__ Summary and Contributions__: This paper proposes a new implicit deep learning model, whereby the model does not have an explicitly deep architecture, rather it defines the 'neural network layers' implicitly as steps in internal solver (like Neural ODE). The work builds on top of existing work (Deep Equilibrium Models) by considering and solving for multiple scales jointly.

__ Strengths__: - Great numbers in the experiments in realistic and complex data, considering that implicit models are elegant yet not competitive in such scenarios. Matching deep residual networks in datasets like ImageNet and Cityscapes is certainly an impressive feat.
- Clear writing and exposition of the method. Reproducibility of the approach is probably quite possible.

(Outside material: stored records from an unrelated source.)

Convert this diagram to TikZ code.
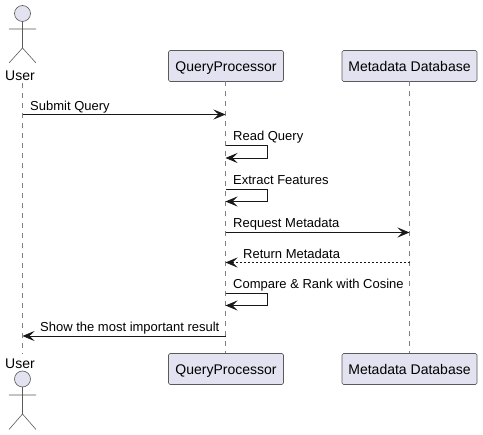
\documentclass[tikz,border=0pt]{standalone}
\usepackage{fontspec}
\setmainfont{Liberation Sans}
\usetikzlibrary{arrows.meta}
\definecolor{partfill}{HTML}{E2E2F0}
\definecolor{partline}{HTML}{5A5A5A}
\definecolor{lifeln}{HTML}{808080}
\definecolor{msgline}{HTML}{181818}
\tikzset{
  part/.style={draw=partline,fill=partfill,line width=0.6pt,rounded corners=1.5pt,minimum height=31pt,inner sep=0pt,font=\fontsize{14}{16}\selectfont,text=black},
  plab/.style={font=\fontsize{14}{16}\selectfont,text=black,inner sep=0pt,anchor=base},
  actorname/.style={font=\fontsize{14}{16}\selectfont,text=black,inner sep=0pt},
  actorshape/.style={draw=partline,line width=0.6pt},
  lifeline/.style={draw=lifeln,line width=0.6pt,dash pattern=on 5pt off 5pt},
  tiptype/.style={-{Stealth[length=12pt,width=10pt,inset=5pt]}},
  msg/.style={draw=msgline,line width=0.8pt,tiptype},
  msgret/.style={draw=msgline,line width=0.8pt,tiptype,dash pattern=on 2pt off 2pt},
  lab/.style={font=\fontsize{13}{15}\selectfont,text=black,inner sep=0pt,anchor=base west}
}
\begin{document}
\begin{tikzpicture}[x=1pt,y=-1pt]
\useasboundingbox (0,0) rectangle (483,435);
\fill[white] (0,0) rectangle (483,435);
% participants
\node[part,minimum width=115pt] (qt) at (226,66) {};
\node[part,minimum width=135pt] (mt) at (409.5,66) {};
\node[part,minimum width=115pt] (qb) at (226,369) {};
\node[part,minimum width=135pt] (mb) at (409.5,369) {};
\node[plab] (qtl) at (226,72) {QueryProcessor};
\node[plab] (mtl) at (409.5,72) {Metadata Database};
\node[plab] (qbl) at (226,375) {QueryProcessor};
\node[plab] (mbl) at (409.5,375) {Metadata Database};
\node[actorname] (ut) at (20,76) {User};
\node[actorname] (ub) at (20,364) {User};
% lifelines
\coordinate (utl) at (22.5,83);
\coordinate (ubl) at (22.5,354);
\coordinate (q1) at (225.5,81.5);
\coordinate (q2) at (225.5,353.5);
\coordinate (m1) at (409.5,81.5);
\coordinate (m2) at (409.5,353.5);
\draw[lifeline] (utl) -- (ubl);
\draw[lifeline] (q1) -- (q2);
\draw[lifeline] (m1) -- (m2);
% actors
\draw[actorshape,fill=partfill] (22.5,13.5) circle (8);
\draw[actorshape] (22.5,21.5) -- (22.5,48) (9,29) -- (36,29) (9,63) -- (22.5,48) -- (36,63);
\draw[actorshape,fill=partfill] (22.5,379) circle (8);
\draw[actorshape] (22.5,387) -- (22.5,414) (9,395) -- (36,395) (9,429.5) -- (22.5,414) -- (36,429.5);
% message anchors
\coordinate (a1) at (22.5,114.5);
\coordinate (b1) at (225.5,114.5);
\coordinate (a2) at (225.5,145.5);
\coordinate (b2) at (225.5,158);
\coordinate (a3) at (225.5,189);
\coordinate (b3) at (225.5,201.5);
\coordinate (a4) at (225.5,232.5);
\coordinate (b4) at (409.5,232.5);
\coordinate (a5) at (409.5,262.5);
\coordinate (b5) at (225.5,262.5);
\coordinate (a6) at (225.5,293);
\coordinate (b6) at (225.5,305.5);
\coordinate (a7) at (225.5,336);
\coordinate (b7) at (22.5,336);
\draw[msg] (a1) -- (b1);
\draw[msg] (a2) -- ++(42,0) |- (b2);
\draw[msg] (a3) -- ++(42,0) |- (b3);
\draw[msg] (a4) -- (b4);
\draw[msgret] (a5) -- (b5);
\draw[msg] (a6) -- ++(42,0) |- (b6);
\draw[msg] (a7) -- (b7);
% labels
\node[lab] (l1) at (30,111) {Submit Query};
\node[lab] (l2) at (233,141) {Read Query};
\node[lab] (l3) at (233,185) {Extract Features};
\node[lab] (l4) at (233,228) {Request Metadata};
\node[lab] (l5) at (243,259) {Return Metadata};
\node[lab] (l6) at (233,289) {Compare \& Rank with Cosine};
\node[lab] (l7) at (40,332) {Show the most important result};
\end{tikzpicture}
\end{document}
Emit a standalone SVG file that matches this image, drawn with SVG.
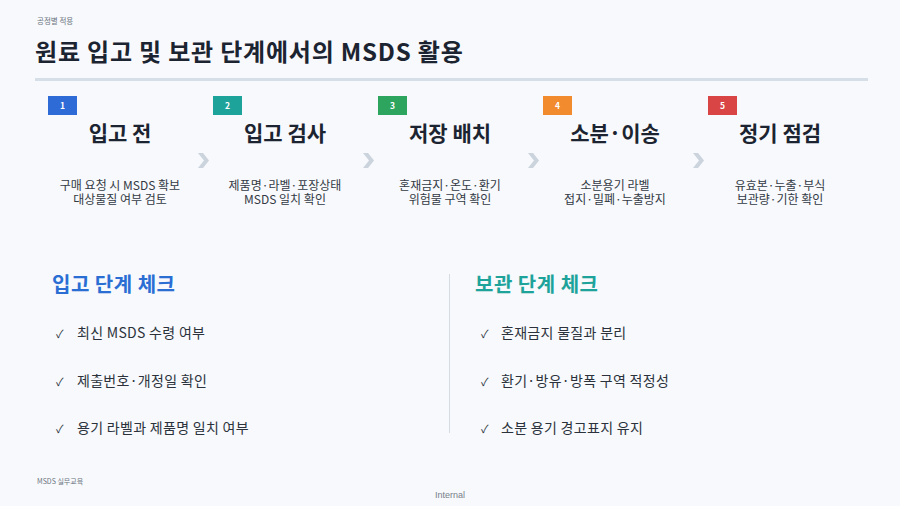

__ Weaknesses__: - After reading the paper, I honestly cannot really tell what is its 'core contribution'. Certainly, considering multiple scales is important, relevant, interesting. However, and unless I misunderstood, each resolution is treated independently, with its own loss and its own solver. (there is no interaction between any i and i+1 in equations 5, and in figure all the losses are independent to each other). While still important in that it brings a considerable improvement in accuracy, I would not call the proposed extended methodology a major technical contribution.
- Continuing on the previous point, one of the important aspects of multiple scale learning is learning the interactions between multiple scales (eg, the eyes and the head are on different scales for person identification). If in the proposed approach each scale is treated independently and only in the end combined in a weak manner, to what extent is it possible the model to learn such interactions?
- It is a bit unclear what contributes the most to the improvements in the results. There seems to be some differences as compared to the original DEQ models, and compared to Neural ODEs, in the way the preprocessing takes place.
-- How important is the particular choice of downscaling the input, or of the linear projection layer prior to the input?
-- Also, I might have missed it but which scales exactly are used in the various experiments?
-- How is it made certain to keep the number of parameters equal?
-- Equal splitting of the number of parameters oer scale among different scales?
-- Which of all scales are the most important to deliver the final results?
-- Is there a (very big) difference in accuracy with Neural ODEs just because of the downsampling/downscaling?
- Some model choices are unclear. Why is x added only to the highest resolution? Is it a conscious design choice driven by a specific constraint, is it a practical choice in that it makes no difference when added to other scales, another reason?

__ Correctness__: Yes.

__ Clarity__: For the most part yes.

__ Relation to Prior Work__: Good.

__ Reproducibility__: Yes

__ Additional Feedback__: Although there are unclarities, I will vote positively but I expect some clearly answers in the rebuttal.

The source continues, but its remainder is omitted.